Is Mamdani that guy?
He's more impressive than the majority of the Dem field.

That said, no, I don't think so. He's...insufficient for the fight, and it will be a fight. Party orthodoxy cannot be broken without one. For all his faults, passivity cannot be associated with Trump. The belligerence is a core attraction.

Mamdani will have opportunities to prove me wrong on that call. He could, and frankly, should make Hochul the target of some vicious rhetoric, presuming he has grander ambitions than mayor. They're already freezing him out. He must fight it publicly and hope a wave of public support sufficient to overwhelm their resistance manifests. I don't see any other good options.
 
Why do Americans respond to valid criticisms of their country like this, I don't understand it.

Zohran just beat Cuomo by running on lowering New Yorkers' cost of living, to dismiss it as essentially a non-issue is bizarre.
Kudos to Zohran! My point was that the high cost of living in NYC in not connected to US US foreign policy. The US has had terrible foreign policies and continues them today. That topic is mostly unrelated to life in NYC.
 
Bear in mind New York City uses RCV, and he cross-endorsed with Lander, who got another 11% in the first round. The final round is announced tomorrow, so we'll see the final tally then. That said, I can't see how running two equally hated lame ducks is really a winning strategy at this point.
I don’t think both Cuomo and Adams running is a winning strategy for either of them. I’d bet more on Cuomo than Adams at this point, but business and other action groups could put enough pressure on.

Looking it up on Wikipedia, the turnout for 2021 was less than 25% of the electorate. Now I have no idea which way it could go, but if you get the right districts to come out, I don’t think Mamdani is guaranteed a victory if he’s up against one or two challengers.

Just my idle speculation. Haven’t been to New York since Giuliani was mayor. :)
 
Most likely outcome is that he wins. He has too much momentum and his platform, tbh, resonates too well there to lose. Minus the IP stuff, it resonates well, uh, everywhere.

But...

If I'm being honest, I think his career trajectory will be most similar to Ohio's own Kucinich, I'm afraid.

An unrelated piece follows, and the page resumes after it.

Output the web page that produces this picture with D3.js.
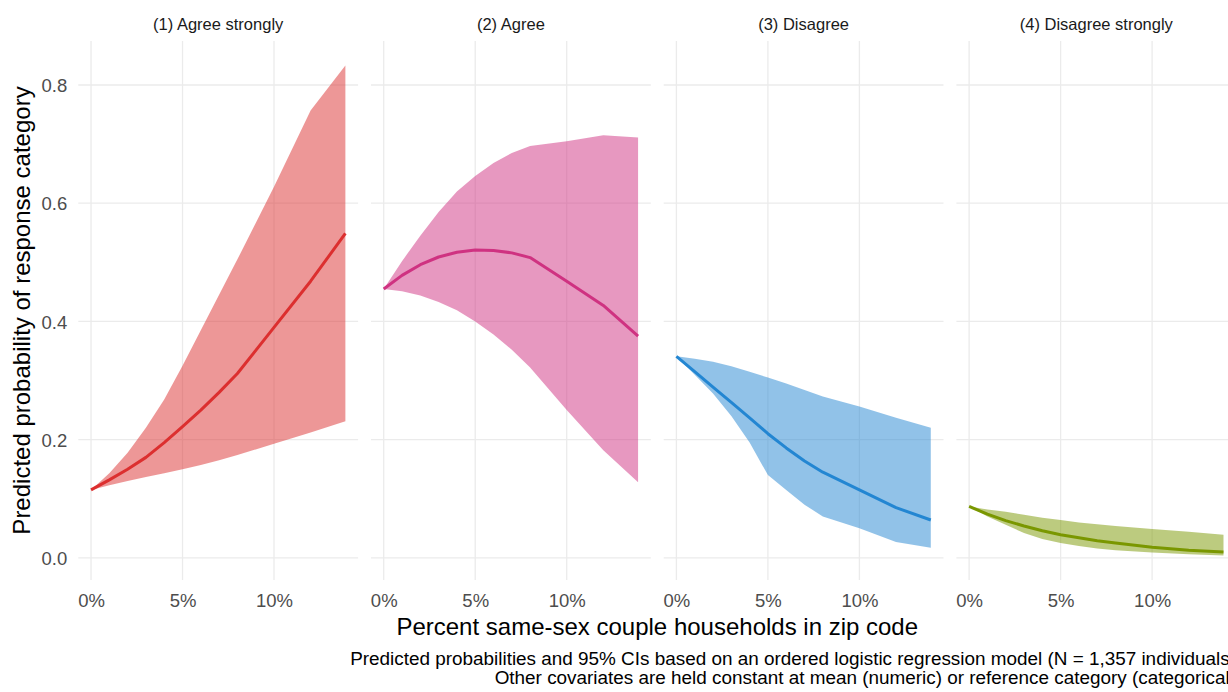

Locally respected, at least initially, honest, but ultimately, sidelined by structures his politics do not serve.
 
8.25 million people live in New York.

The place is presumably doing something right.
This is unavoidably circular... people want/need to be where there are other people... for various reasons. So the more people there are in a location, the more people there will tend to be in that location over time.

I'll offer you another, somewhat related bit of reasoning...

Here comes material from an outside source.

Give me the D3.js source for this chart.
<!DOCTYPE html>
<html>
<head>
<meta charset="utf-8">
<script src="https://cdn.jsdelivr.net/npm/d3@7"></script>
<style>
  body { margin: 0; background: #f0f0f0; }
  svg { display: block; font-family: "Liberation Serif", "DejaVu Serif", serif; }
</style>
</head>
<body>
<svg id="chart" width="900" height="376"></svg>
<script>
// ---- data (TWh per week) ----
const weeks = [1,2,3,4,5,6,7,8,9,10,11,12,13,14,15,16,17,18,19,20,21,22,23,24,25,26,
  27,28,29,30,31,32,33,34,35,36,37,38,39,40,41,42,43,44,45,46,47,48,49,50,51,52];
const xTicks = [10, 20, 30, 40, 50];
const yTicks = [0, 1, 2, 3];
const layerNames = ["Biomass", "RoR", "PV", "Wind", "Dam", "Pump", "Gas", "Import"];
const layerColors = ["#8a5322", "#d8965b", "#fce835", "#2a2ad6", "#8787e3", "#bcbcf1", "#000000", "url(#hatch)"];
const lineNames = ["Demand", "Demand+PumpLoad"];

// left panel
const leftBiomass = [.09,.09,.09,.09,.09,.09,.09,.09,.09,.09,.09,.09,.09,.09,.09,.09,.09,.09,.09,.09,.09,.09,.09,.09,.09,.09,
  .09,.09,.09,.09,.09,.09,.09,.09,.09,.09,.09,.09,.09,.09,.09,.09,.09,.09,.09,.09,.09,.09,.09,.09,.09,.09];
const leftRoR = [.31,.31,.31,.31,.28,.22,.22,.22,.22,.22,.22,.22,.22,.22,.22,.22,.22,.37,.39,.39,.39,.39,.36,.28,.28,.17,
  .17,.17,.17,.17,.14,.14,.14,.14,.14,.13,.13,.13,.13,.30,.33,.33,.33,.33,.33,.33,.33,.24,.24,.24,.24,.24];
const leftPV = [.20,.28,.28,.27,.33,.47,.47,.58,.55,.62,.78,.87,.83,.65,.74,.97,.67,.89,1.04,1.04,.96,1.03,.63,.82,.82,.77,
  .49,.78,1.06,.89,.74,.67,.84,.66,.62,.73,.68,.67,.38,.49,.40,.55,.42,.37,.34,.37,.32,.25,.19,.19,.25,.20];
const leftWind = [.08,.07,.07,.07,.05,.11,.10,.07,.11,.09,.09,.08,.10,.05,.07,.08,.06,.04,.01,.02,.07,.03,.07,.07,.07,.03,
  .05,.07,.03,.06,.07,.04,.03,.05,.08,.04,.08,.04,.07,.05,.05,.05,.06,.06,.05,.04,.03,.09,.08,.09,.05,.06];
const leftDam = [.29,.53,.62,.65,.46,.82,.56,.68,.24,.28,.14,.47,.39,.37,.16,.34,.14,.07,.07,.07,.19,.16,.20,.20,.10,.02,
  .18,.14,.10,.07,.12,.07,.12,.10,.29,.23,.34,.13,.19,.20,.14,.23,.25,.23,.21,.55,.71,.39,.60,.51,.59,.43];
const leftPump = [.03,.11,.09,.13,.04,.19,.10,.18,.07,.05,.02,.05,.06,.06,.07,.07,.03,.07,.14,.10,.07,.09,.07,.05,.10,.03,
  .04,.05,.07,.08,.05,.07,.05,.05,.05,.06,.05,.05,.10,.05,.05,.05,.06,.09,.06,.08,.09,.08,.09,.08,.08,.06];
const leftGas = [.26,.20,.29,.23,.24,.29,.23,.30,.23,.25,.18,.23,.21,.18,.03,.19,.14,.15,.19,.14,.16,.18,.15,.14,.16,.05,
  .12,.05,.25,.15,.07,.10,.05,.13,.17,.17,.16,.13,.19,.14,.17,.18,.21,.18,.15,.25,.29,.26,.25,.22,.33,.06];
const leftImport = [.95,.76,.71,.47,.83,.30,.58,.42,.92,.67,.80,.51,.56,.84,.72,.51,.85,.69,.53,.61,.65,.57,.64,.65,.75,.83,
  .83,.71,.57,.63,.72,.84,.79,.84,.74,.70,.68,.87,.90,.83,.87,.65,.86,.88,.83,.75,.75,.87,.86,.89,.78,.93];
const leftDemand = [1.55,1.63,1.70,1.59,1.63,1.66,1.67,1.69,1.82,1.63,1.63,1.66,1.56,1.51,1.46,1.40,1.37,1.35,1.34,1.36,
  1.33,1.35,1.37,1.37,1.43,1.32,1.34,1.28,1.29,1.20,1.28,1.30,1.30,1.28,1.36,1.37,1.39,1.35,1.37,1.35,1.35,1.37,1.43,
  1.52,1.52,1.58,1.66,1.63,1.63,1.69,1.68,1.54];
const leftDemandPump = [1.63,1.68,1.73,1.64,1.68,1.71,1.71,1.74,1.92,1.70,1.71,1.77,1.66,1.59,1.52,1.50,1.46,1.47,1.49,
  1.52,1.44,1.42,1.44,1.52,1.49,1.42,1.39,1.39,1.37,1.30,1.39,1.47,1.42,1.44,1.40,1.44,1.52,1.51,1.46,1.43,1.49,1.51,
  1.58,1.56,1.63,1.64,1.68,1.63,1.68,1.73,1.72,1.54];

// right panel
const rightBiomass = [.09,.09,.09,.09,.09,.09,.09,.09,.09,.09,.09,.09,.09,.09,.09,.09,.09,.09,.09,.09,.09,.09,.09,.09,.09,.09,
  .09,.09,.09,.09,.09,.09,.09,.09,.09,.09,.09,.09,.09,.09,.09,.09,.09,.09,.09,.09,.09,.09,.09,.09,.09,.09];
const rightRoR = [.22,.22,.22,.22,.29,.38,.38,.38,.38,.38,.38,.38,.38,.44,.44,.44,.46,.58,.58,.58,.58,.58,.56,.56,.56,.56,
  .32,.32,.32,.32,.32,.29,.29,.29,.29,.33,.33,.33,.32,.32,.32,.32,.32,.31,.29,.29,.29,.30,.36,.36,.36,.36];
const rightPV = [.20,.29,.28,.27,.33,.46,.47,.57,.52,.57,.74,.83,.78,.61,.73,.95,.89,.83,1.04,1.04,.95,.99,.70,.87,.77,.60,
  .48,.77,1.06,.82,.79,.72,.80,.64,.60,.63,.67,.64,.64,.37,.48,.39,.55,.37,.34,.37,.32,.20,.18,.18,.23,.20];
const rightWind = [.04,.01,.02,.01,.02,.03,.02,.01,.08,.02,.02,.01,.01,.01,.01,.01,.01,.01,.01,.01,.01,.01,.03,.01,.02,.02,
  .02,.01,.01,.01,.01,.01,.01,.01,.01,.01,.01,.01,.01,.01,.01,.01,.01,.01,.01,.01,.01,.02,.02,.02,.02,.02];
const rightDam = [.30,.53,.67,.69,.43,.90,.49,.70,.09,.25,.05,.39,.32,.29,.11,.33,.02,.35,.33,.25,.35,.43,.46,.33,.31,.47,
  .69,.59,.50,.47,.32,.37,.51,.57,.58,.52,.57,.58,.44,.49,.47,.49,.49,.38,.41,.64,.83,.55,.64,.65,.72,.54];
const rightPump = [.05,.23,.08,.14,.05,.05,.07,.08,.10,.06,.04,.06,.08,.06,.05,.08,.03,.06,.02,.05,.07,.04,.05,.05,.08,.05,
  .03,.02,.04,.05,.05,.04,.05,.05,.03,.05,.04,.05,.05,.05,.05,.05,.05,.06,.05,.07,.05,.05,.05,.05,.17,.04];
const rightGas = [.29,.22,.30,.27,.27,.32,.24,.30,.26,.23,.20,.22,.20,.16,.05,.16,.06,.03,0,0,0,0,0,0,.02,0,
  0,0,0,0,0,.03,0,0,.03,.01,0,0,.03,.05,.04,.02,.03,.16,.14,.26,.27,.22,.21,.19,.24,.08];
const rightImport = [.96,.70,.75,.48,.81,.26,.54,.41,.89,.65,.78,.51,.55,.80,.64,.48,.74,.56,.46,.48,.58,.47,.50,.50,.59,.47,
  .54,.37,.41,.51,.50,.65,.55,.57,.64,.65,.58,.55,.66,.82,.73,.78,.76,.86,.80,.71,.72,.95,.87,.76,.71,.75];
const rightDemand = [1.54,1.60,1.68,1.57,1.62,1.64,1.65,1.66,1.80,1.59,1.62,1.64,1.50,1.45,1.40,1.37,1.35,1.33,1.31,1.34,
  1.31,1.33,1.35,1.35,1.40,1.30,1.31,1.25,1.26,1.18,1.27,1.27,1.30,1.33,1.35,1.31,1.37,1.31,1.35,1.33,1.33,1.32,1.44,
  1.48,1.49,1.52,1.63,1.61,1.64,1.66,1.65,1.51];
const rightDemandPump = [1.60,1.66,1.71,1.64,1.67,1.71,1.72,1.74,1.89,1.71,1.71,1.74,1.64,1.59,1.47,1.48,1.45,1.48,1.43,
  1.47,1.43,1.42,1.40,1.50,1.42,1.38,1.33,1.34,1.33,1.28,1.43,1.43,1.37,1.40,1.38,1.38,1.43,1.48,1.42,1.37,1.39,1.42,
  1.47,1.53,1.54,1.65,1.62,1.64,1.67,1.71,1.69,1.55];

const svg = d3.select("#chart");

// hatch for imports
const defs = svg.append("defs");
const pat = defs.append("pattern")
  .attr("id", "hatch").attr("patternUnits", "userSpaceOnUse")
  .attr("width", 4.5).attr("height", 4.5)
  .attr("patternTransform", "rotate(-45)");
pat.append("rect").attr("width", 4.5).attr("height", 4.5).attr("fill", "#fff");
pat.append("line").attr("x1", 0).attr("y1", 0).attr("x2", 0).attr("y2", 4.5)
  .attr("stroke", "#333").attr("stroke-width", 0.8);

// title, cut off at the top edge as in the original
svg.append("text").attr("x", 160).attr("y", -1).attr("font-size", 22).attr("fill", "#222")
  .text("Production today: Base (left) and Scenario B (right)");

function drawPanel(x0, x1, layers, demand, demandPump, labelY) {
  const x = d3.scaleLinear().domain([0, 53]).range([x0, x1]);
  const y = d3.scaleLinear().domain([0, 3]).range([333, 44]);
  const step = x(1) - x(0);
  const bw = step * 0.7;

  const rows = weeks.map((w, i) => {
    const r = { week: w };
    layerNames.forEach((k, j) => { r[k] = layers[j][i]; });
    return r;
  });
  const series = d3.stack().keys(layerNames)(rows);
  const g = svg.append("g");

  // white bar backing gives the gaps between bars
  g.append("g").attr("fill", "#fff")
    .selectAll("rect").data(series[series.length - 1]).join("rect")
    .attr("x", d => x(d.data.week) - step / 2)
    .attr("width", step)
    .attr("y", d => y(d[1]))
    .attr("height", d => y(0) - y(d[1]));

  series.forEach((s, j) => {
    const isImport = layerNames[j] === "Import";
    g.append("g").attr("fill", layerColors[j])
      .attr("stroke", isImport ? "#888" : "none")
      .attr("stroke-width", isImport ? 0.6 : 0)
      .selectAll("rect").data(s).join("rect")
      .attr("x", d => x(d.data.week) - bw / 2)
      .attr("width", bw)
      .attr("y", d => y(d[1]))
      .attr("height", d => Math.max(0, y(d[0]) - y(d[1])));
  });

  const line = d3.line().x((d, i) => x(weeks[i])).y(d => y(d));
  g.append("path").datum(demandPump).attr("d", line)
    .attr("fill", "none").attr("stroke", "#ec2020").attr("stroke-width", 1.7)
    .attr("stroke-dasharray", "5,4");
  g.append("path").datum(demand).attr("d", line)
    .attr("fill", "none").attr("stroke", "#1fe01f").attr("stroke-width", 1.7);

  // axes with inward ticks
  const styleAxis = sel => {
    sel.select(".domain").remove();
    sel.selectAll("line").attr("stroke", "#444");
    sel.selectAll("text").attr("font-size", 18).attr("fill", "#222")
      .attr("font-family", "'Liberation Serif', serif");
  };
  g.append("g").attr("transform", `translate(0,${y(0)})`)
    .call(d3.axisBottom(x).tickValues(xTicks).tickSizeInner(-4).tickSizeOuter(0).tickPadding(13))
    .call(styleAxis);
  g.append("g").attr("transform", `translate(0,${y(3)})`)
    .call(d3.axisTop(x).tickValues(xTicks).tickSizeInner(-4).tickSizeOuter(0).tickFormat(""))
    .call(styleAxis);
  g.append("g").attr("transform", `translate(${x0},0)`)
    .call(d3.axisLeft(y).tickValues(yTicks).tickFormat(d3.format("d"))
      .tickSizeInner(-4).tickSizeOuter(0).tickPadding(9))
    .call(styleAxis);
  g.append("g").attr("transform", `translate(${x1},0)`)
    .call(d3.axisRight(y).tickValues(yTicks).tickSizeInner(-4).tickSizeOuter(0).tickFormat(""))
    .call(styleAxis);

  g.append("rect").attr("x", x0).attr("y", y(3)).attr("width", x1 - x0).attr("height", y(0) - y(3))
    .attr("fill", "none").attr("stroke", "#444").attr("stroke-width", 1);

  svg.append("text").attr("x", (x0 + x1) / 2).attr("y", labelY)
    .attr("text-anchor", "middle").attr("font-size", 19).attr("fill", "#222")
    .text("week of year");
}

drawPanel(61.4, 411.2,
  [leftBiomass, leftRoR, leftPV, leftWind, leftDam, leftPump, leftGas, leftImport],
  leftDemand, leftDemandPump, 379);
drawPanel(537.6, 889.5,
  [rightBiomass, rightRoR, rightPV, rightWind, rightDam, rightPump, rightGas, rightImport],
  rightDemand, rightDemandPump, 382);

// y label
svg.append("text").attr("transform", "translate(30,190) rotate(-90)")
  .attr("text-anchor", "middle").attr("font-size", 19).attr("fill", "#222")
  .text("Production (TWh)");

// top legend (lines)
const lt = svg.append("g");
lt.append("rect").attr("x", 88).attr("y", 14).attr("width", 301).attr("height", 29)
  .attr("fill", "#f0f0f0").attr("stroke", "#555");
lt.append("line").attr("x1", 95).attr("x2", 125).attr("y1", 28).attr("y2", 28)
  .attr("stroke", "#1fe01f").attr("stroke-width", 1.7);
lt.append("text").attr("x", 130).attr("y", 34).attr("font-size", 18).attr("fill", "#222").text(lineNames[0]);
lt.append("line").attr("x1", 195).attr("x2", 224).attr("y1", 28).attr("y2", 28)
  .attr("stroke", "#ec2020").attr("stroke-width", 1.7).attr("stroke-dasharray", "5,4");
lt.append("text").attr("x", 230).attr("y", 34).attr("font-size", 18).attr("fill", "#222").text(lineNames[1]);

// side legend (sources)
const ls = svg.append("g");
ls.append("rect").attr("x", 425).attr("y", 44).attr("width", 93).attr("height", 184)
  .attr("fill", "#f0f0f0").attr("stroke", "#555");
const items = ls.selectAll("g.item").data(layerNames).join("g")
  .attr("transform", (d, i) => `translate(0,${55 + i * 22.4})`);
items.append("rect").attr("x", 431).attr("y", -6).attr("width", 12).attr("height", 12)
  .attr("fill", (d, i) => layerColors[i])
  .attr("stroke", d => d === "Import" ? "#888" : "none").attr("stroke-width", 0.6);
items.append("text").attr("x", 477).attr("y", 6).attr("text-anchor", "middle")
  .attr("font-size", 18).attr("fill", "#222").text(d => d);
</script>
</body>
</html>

China has the most people, by country, of any nation on Earth and the Chinese culture has existed, in the same geographic area, for multiple thousands of years...

So the place is presumably doing something right.
 
Why do Americans respond to valid criticisms of their country like this, I don't understand it.

Exactly. To be honest, I never expected that coming from BJ. Maybe he mistook my criticism of the government's policy as an insult to Americans, it's crucial to separate the state from its people. When we start believing the state represents us, the governor always represents what their govern, that's when things get ugly and murky.

What I'm saying is: Mamdani just named the elephant in the room. The fact that refusing to kowtow to Israel's overlords is seen as a "radical brave act" that demonstrates how pathetically low the bar is, am I being rude for saying that? whom do I insult here for stating that truth? I’ve even seen public bigots, ones who’ve endorsed the most obnoxious neocon policies for decades, applauding to Mamdani. Hell, even they’re finally coming to their senses!

And let’s connect those dots: You’re spending taxpayer money to fund another nation’s welfare and their little genocide ventures abroad while cutting benefits at home. Depriving your own citizens of healthcare, education, dignity, not because you can’t afford it, but because you’d rather bankroll apartheid. That’s not an insult, BJ, even at the moment I write it I was thinking I actually stating something that's actually inline with your perspective and worldview. [snip]Moderator Action: Personal attacks against other posters have no place here. Birdjaguar.